## RECORDED DATA
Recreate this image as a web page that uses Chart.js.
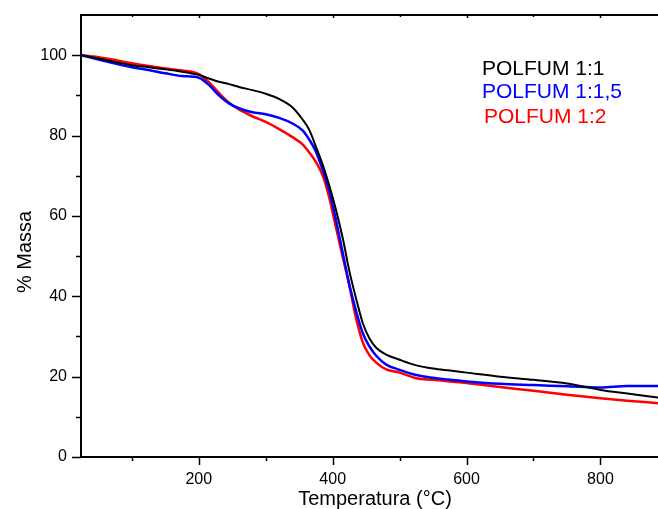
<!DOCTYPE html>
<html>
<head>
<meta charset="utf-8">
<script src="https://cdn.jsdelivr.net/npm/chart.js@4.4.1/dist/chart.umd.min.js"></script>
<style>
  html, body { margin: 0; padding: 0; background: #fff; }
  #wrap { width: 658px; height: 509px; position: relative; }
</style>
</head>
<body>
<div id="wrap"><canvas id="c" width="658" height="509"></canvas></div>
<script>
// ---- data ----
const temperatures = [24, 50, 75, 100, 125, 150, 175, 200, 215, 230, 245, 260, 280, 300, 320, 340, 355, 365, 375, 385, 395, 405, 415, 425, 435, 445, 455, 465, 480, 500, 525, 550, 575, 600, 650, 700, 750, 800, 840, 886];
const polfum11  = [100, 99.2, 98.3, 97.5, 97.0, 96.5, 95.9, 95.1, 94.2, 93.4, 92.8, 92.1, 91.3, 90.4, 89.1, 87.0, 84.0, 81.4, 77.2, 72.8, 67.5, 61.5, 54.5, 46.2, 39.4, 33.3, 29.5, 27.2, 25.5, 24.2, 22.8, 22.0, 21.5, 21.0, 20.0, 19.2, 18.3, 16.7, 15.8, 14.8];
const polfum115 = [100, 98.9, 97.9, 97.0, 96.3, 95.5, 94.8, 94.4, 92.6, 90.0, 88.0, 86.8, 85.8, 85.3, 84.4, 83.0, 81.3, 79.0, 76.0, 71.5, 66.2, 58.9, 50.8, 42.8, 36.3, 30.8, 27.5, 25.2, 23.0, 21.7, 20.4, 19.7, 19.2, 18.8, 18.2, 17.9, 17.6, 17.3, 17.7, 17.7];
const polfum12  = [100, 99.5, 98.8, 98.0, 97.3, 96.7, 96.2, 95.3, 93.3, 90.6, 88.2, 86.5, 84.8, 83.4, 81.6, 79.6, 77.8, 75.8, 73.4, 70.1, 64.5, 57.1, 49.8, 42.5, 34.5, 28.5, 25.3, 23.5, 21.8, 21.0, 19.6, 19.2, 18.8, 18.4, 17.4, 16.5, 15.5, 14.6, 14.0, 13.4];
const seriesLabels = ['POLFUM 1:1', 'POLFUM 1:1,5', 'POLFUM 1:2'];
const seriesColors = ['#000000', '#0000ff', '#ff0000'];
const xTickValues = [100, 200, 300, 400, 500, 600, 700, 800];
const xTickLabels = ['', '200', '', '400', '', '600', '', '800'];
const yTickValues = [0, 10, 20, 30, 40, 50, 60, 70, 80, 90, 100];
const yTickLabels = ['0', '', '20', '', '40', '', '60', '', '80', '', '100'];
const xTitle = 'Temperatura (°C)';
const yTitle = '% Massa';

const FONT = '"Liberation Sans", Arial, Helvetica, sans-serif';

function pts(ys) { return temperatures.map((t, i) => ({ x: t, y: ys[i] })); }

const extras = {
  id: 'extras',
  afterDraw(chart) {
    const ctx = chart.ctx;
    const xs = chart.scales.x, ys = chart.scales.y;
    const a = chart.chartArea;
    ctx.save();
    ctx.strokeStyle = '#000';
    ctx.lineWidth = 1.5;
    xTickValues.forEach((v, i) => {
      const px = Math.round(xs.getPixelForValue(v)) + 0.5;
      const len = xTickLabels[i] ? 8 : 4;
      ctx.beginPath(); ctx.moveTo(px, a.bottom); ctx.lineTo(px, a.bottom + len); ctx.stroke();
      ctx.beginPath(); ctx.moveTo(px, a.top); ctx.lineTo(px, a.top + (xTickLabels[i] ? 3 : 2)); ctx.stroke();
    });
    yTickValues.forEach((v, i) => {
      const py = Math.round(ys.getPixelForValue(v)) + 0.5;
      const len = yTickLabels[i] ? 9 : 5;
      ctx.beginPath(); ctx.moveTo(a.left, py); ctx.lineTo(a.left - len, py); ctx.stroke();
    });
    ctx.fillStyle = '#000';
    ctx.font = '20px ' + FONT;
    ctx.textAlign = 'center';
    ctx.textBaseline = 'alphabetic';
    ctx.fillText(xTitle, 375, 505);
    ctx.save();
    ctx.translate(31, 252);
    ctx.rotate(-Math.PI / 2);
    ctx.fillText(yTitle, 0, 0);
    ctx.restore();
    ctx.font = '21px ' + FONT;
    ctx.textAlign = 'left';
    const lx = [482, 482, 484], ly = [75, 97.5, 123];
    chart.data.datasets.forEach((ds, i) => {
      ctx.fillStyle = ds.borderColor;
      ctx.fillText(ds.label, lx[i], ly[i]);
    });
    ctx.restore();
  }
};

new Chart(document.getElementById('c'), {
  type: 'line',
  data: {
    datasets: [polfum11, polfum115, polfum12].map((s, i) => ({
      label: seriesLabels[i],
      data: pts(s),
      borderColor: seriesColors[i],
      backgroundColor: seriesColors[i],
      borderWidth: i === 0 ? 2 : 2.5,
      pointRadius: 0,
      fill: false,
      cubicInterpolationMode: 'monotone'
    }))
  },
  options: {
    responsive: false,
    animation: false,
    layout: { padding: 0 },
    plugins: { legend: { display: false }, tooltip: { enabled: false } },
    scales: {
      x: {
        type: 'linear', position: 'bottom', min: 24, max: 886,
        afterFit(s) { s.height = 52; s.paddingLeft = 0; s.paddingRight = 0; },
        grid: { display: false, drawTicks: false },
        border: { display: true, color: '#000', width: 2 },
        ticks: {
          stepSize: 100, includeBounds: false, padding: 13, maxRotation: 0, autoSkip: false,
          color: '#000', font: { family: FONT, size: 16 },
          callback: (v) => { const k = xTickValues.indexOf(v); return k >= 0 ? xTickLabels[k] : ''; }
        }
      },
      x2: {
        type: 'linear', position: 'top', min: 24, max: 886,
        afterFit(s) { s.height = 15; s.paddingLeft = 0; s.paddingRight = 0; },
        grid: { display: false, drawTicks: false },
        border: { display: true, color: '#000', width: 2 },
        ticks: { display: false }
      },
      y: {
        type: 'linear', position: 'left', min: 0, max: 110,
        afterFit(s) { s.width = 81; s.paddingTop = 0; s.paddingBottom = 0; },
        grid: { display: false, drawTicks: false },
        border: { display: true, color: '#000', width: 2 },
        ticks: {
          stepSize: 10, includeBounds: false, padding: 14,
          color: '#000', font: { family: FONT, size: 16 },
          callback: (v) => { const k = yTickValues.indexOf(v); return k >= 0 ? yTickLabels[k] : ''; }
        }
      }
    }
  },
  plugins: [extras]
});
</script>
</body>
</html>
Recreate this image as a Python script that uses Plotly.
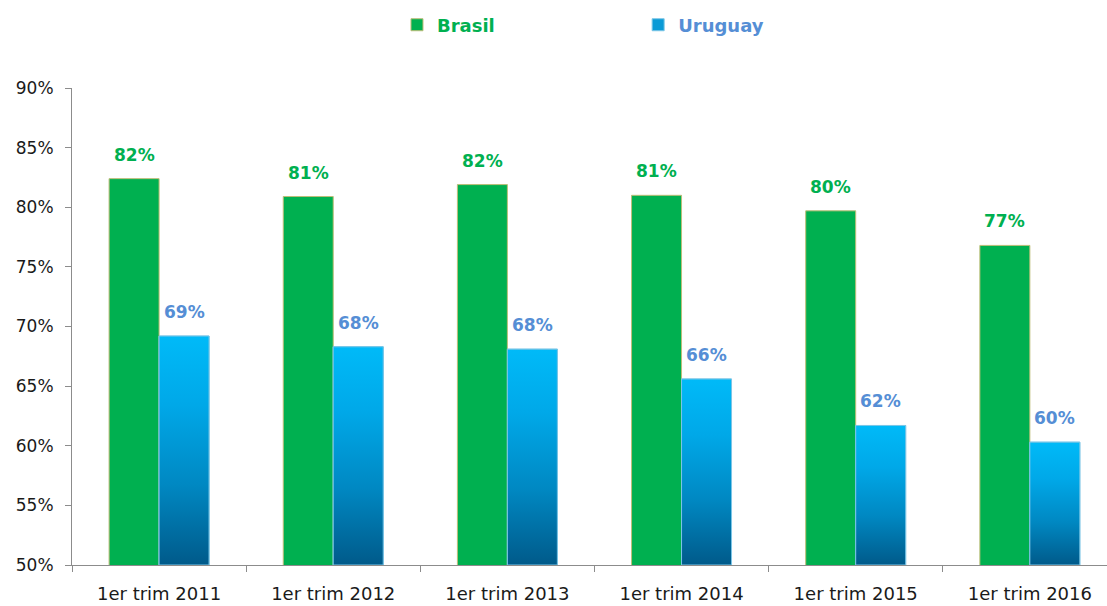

## AIM
Copy each line of the listing in which the word "Recreate" can be found.

## TASK RESPONSE
Recreate this image as a web page that uses Chart.js.
Recreate this image as a Python script that uses Plotly.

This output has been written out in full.